For Indonesian speakers (Penutur bahasa Indonesia) Indonesian SVO word order differs from Japanese SOV. Train yourself to wait for the verb at the end before understanding the full meaning. Practice holding information in memory until the sentence completes.
Real Learner Insights
Based on common patterns we see among Japanese learners:
- The "aha" moment: Many learners report that listening suddenly improves when they stop translating every word into English and start processing Japanese as Japanese. This usually happens after 2-3 months of consistent shadowing.
- Common confusion point: It's completely normal to understand a word in isolation but miss it in natural speech. Japanese speakers connect words smoothly and drop particles. Dictation exercises are the best fix for this.
- What works: Learners who combine shadowing with dictation daily (even just 10 minutes each) tend to improve listening faster than those who only do passive listening.
Practice Tips
- Use speed controls: Start at 0.75x speed for difficult content, then work up to 1.0x and eventually 1.25x. If you can understand at 1.25x, normal speed will feel comfortable.

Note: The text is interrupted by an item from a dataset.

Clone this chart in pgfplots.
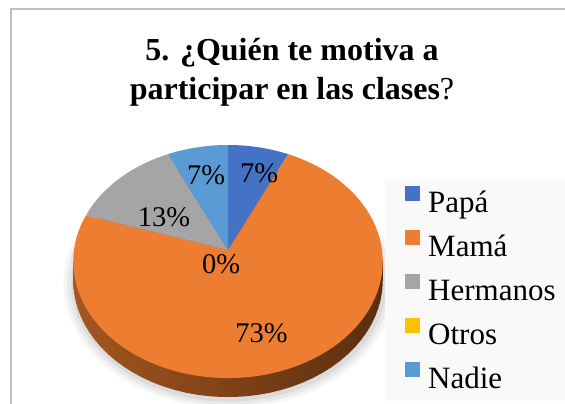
\documentclass[border=0pt]{standalone}
\usepackage{fontspec}
\setmainfont{Liberation Serif}[BoldFont={Liberation Serif Bold}]
\usepackage{pgfplots}
\pgfplotsset{compat=1.18}
\definecolor{papa}{HTML}{4472C4}
\definecolor{mama}{HTML}{ED7D31}
\definecolor{herm}{HTML}{A5A5A5}
\definecolor{otros}{HTML}{FFC000}
\definecolor{nadie}{HTML}{5B9BD5}
\definecolor{sideL}{HTML}{A4561F}
\definecolor{sideM}{HTML}{6B3715}
\definecolor{sideR}{HTML}{5A2E10}
\definecolor{frame}{HTML}{BFBFBF}
% data (percent): Papa 7, Mama 73, Hermanos 13, Otros 0, Nadie 7
\begin{document}
\begin{tikzpicture}
\begin{axis}[
  width=565bp, height=404bp, scale only axis,
  xmin=0, xmax=565, ymin=0, ymax=404, y dir=reverse,
  hide axis, clip=false, samples=90,
  legend image code/.code={\fill[#1] (0bp,3bp) rectangle (15bp,18bp);},
  legend cell align=left,
  legend style={at={(axis cs:385,180)}, anchor=north west, fill=black!2.5, draw=none,
    inner xsep=20bp, inner ysep=6bp, row sep=11bp,
    font=\fontsize{31bp}{36bp}\selectfont,
    nodes={inner sep=0pt, text height=23bp, text depth=7bp},
    /tikz/every odd column/.append style={column sep=8bp}},
]
\coordinate (BL) at (axis cs:0,404);
\coordinate (TR) at (axis cs:565,0);
\draw[frame, line width=1.5bp] (axis cs:11,404) -- (axis cs:11,9) -- (axis cs:565,9);
% soft shadow
\addplot[forget plot, draw=none, fill=black, fill opacity=0.04, domain=0:360]
  ({229+1.07*154*sin(x)/(1+0.099*cos(x))}, {271-1.07*115.4*cos(x)/(1+0.099*cos(x))}) -- cycle;
\addplot[forget plot, draw=none, fill=black, fill opacity=0.05, domain=0:360]
  ({229+1.045*154*sin(x)/(1+0.099*cos(x))}, {271-1.045*115.4*cos(x)/(1+0.099*cos(x))}) -- cycle;
\addplot[forget plot, draw=none, fill=black, fill opacity=0.06, domain=0:360]
  ({229+1.02*154*sin(x)/(1+0.099*cos(x))}, {271-1.02*115.4*cos(x)/(1+0.099*cos(x))}) -- cycle;
% side of the pie
\addplot[forget plot, draw=none, left color=sideL, middle color=sideM, right color=sideR, domain=0:360]
  ({228+154*sin(x)/(1+0.099*cos(x))}, {269-115.4*cos(x)/(1+0.099*cos(x))}) -- cycle;
\addplot[forget plot, draw=none, left color=sideL, middle color=sideM, right color=sideR]
  coordinates {(73.3,261.5) (382.8,261.5) (382.8,280.5) (73.3,280.5)} -- cycle;
% slices (angle = 3.6 * cumulative percent, clockwise from top)
\addplot[fill=papa, draw=none, domain={3.6*0}:{3.6*7}]
  ({228+154*sin(x)/(1+0.099*cos(x))}, {250-115.4*cos(x)/(1+0.099*cos(x))}) -- (axis cs:228,250) -- cycle;
\addplot[fill=mama, draw=none, domain={3.6*7}:{3.6*(7+73)}]
  ({228+154*sin(x)/(1+0.099*cos(x))}, {250-115.4*cos(x)/(1+0.099*cos(x))}) -- (axis cs:228,250) -- cycle;
\addplot[fill=herm, draw=none, domain={3.6*(7+73)}:{3.6*(7+73+13)}]
  ({228+154*sin(x)/(1+0.099*cos(x))}, {250-115.4*cos(x)/(1+0.099*cos(x))}) -- (axis cs:228,250) -- cycle;
\addlegendimage{fill=otros, draw=none}
\addplot[fill=nadie, draw=none, domain={3.6*(7+73+13+0)}:{3.6*(7+73+13+0+7)}]
  ({228+154*sin(x)/(1+0.099*cos(x))}, {250-115.4*cos(x)/(1+0.099*cos(x))}) -- (axis cs:228,250) -- cycle;
\legend{Papá, Mamá, Hermanos, Otros, Nadie}
% data labels
\node[anchor=base, inner sep=0pt, font=\fontsize{28.5bp}{34bp}\selectfont] at (axis cs:259,182) {7\%};
\node[anchor=base, inner sep=0pt, font=\fontsize{28.5bp}{34bp}\selectfont] at (axis cs:206,184) {7\%};
\node[anchor=base, inner sep=0pt, font=\fontsize{28.5bp}{34bp}\selectfont] at (axis cs:164,226.5) {13\%};
\node[anchor=base, inner sep=0pt, font=\fontsize{28.5bp}{34bp}\selectfont] at (axis cs:221,273) {0\%};
\node[anchor=base, inner sep=0pt, font=\fontsize{28.5bp}{34bp}\selectfont] at (axis cs:261.5,342.5) {73\%};
% title
\node[anchor=base, inner sep=0pt, font=\fontsize{32bp}{39bp}\selectfont\bfseries] at (axis cs:292,60) {5. ¿Quién te motiva a};
\node[anchor=base, inner sep=0pt, font=\fontsize{32bp}{39bp}\selectfont\bfseries] at (axis cs:292,99) {participar en las clases\textmd{?}};
\end{axis}
\pgfresetboundingbox
\useasboundingbox (BL) rectangle (TR);
\end{tikzpicture}
\end{document}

- Record yourself: Shadow a clip, then compare your recording to the original. This reveals pronunciation gaps you can't hear in real time.

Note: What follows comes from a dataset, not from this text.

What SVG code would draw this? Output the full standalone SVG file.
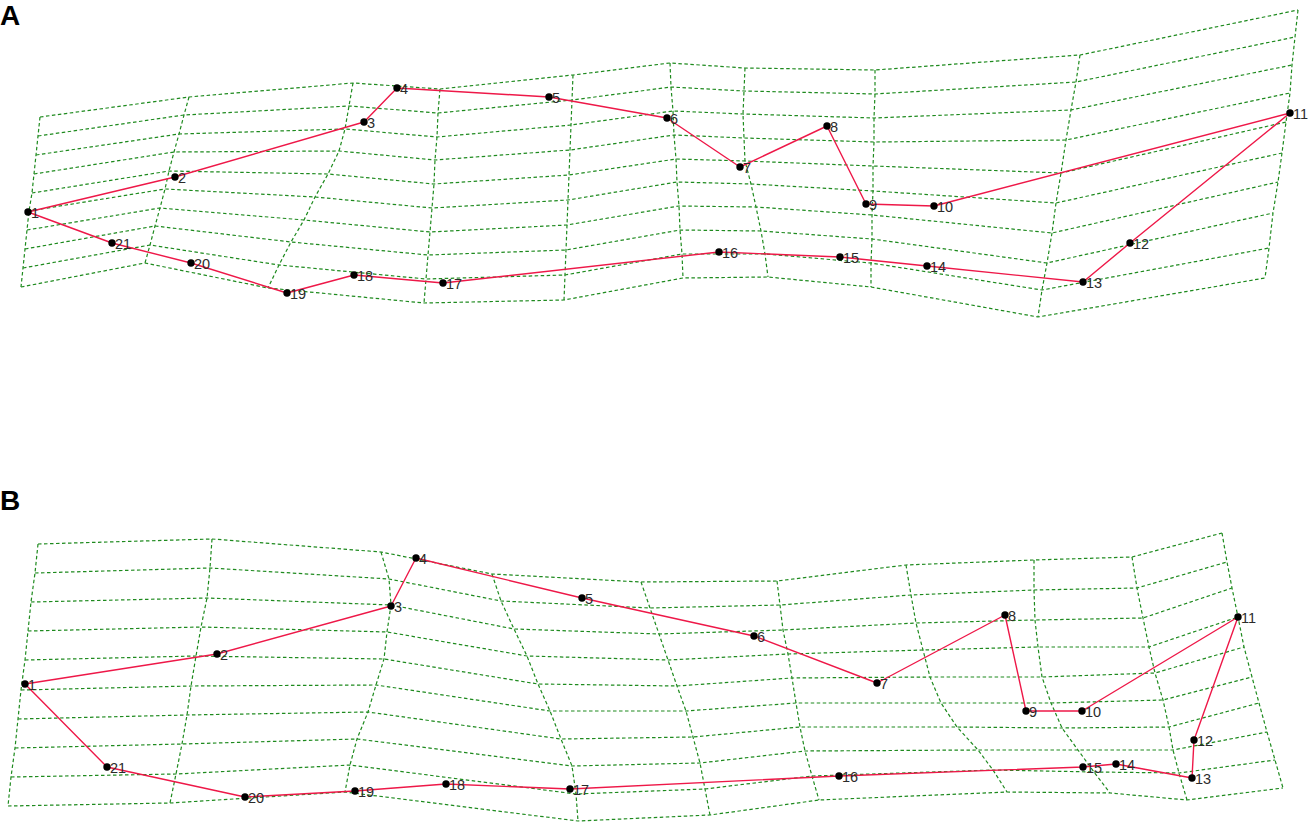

- Join a conversation group: Sites and apps for language exchange give you real-time listening practice with feedback. Nothing replaces human interaction.
- Set specific goals: Instead of "practice listening," try "understand 80% of a 5-minute NHK news segment without pausing."
- Use the same content multiple times: Revisiting familiar audio helps reinforce patterns and vocabulary. You'll notice new details each time.
Related Articles
Q: Is Japanese listening easier for Korean speakers because of similar grammar? Yes. Both languages are SOV, so Korean speakers can anticipate sentence structure, reducing processing load during listening.
Q: Does experience with Chinese tones help with Japanese pitch accent? Indirectly, yes. Tonal experience makes your ear more sensitive to pitch changes, though Japanese pitch accent works at the word level rather than the syllable-level contours of Chinese tones.